* _WHAT THE TASK REQUIRES_: Print, word for word, the opening line of the data below and every line after it through the line that contains "0.9, 1.0, 1.0];", but not the pictures.

-- Start --

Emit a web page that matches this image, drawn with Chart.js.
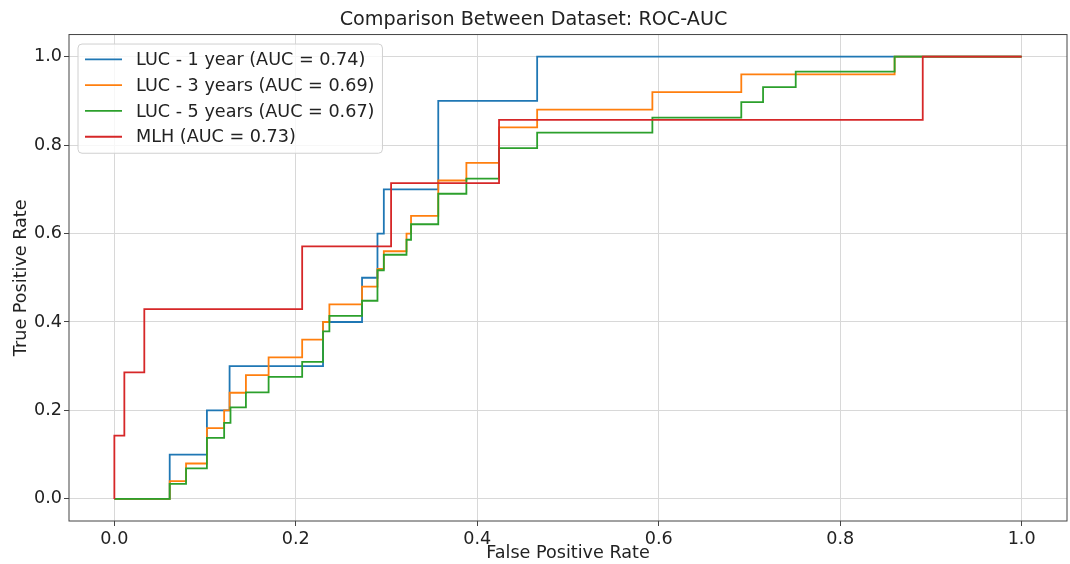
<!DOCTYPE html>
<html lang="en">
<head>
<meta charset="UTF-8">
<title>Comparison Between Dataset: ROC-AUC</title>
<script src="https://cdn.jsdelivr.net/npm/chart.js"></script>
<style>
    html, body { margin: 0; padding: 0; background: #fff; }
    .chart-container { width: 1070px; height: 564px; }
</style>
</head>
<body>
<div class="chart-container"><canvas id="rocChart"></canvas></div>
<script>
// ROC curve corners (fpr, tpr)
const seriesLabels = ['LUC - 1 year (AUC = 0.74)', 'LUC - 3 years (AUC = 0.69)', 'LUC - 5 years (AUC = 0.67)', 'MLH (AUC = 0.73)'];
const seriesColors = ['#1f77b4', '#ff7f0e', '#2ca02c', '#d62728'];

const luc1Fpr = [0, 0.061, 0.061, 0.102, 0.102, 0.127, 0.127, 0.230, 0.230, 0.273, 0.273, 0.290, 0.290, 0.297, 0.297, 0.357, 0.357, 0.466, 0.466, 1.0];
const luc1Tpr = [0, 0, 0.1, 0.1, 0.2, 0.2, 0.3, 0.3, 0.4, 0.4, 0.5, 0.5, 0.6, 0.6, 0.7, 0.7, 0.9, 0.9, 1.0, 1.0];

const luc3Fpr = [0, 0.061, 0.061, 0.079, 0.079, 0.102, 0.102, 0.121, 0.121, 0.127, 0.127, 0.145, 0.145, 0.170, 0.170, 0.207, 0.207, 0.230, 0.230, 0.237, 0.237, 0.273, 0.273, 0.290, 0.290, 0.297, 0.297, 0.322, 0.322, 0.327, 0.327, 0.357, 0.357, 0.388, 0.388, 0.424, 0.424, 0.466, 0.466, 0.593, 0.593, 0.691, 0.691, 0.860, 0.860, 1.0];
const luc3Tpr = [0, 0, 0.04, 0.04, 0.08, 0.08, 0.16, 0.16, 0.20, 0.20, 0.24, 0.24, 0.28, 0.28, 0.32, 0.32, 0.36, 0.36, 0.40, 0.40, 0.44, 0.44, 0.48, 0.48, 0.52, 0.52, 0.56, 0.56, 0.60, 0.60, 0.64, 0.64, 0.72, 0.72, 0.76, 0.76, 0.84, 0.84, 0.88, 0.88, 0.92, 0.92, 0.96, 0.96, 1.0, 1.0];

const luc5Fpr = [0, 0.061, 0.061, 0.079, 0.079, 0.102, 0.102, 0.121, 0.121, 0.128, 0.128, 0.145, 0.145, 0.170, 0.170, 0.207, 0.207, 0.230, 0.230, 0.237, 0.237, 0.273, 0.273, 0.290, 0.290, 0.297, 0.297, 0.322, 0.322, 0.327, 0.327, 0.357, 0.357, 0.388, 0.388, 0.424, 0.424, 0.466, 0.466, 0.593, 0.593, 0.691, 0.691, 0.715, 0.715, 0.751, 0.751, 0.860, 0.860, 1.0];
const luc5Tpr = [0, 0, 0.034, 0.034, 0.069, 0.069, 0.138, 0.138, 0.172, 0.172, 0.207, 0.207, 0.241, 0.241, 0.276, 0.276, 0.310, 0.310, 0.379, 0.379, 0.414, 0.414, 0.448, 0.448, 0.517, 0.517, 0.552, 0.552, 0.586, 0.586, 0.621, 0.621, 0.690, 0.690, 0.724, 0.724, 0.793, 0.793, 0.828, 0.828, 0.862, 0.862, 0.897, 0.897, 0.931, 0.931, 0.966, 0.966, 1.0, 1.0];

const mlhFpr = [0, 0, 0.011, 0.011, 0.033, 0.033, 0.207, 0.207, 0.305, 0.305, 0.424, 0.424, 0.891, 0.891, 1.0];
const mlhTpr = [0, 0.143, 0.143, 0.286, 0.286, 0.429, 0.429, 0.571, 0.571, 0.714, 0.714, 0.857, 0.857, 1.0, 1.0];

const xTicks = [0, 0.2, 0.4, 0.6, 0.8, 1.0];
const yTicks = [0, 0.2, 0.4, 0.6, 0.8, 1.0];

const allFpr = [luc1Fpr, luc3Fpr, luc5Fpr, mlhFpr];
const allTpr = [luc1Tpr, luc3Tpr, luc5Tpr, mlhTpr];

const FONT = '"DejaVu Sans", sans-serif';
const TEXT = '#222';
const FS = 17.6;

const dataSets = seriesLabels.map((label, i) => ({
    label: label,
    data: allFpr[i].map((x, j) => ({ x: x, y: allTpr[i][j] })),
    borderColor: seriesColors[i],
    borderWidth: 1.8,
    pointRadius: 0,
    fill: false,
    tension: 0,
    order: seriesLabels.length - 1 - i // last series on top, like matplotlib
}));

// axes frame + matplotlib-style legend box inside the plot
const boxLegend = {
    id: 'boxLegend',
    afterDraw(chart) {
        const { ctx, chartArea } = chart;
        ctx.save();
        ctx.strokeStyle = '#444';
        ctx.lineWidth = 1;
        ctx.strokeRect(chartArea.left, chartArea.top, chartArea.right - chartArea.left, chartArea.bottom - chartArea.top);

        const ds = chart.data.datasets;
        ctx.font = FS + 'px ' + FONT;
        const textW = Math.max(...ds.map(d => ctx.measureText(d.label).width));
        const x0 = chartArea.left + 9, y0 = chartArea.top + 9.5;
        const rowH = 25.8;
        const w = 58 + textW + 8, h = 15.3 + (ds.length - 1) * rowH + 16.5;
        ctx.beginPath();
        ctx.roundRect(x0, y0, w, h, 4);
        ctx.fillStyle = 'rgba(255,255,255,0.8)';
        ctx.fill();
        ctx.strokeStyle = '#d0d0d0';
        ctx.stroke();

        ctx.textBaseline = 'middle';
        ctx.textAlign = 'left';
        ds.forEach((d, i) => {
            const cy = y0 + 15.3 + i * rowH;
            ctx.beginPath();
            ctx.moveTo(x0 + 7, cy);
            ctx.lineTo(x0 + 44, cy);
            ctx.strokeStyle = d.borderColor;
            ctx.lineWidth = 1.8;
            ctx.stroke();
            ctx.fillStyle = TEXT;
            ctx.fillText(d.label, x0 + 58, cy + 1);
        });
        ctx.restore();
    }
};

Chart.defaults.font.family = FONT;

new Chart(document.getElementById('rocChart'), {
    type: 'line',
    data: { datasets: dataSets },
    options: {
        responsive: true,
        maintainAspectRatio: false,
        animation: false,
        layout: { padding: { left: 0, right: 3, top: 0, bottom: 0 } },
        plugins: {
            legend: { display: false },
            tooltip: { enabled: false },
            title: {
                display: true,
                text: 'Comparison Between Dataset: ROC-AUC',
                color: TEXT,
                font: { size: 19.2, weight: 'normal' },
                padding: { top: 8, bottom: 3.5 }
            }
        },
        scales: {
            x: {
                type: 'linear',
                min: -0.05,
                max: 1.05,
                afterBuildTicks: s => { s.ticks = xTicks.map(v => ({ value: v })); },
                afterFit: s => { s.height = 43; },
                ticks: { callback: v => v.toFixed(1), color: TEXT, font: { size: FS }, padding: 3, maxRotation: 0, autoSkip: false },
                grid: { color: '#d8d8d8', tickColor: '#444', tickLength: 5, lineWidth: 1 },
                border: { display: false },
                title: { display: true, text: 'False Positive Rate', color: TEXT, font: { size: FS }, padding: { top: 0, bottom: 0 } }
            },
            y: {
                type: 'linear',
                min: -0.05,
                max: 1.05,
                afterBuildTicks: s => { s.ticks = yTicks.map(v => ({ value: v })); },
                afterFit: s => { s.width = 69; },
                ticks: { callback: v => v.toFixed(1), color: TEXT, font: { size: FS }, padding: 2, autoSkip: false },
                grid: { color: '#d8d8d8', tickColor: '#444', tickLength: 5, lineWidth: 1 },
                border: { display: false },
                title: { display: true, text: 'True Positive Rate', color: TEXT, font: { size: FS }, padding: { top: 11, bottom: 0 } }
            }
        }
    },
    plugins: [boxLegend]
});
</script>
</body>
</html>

-- End --

* _EXERCISE RESPONSE_:
Emit a web page that matches this image, drawn with Chart.js.
<!DOCTYPE html>
<html lang="en">
<head>
<meta charset="UTF-8">
<title>Comparison Between Dataset: ROC-AUC</title>
<script src="https://cdn.jsdelivr.net/npm/chart.js"></script>
<style>
    html, body { margin: 0; padding: 0; background: #fff; }
    .chart-container { width: 1070px; height: 564px; }
</style>
</head>
<body>
<div class="chart-container"><canvas id="rocChart"></canvas></div>
<script>
// ROC curve corners (fpr, tpr)
const seriesLabels = ['LUC - 1 year (AUC = 0.74)', 'LUC - 3 years (AUC = 0.69)', 'LUC - 5 years (AUC = 0.67)', 'MLH (AUC = 0.73)'];
const seriesColors = ['#1f77b4', '#ff7f0e', '#2ca02c', '#d62728'];

const luc1Fpr = [0, 0.061, 0.061, 0.102, 0.102, 0.127, 0.127, 0.230, 0.230, 0.273, 0.273, 0.290, 0.290, 0.297, 0.297, 0.357, 0.357, 0.466, 0.466, 1.0];
const luc1Tpr = [0, 0, 0.1, 0.1, 0.2, 0.2, 0.3, 0.3, 0.4, 0.4, 0.5, 0.5, 0.6, 0.6, 0.7, 0.7, 0.9, 0.9, 1.0, 1.0];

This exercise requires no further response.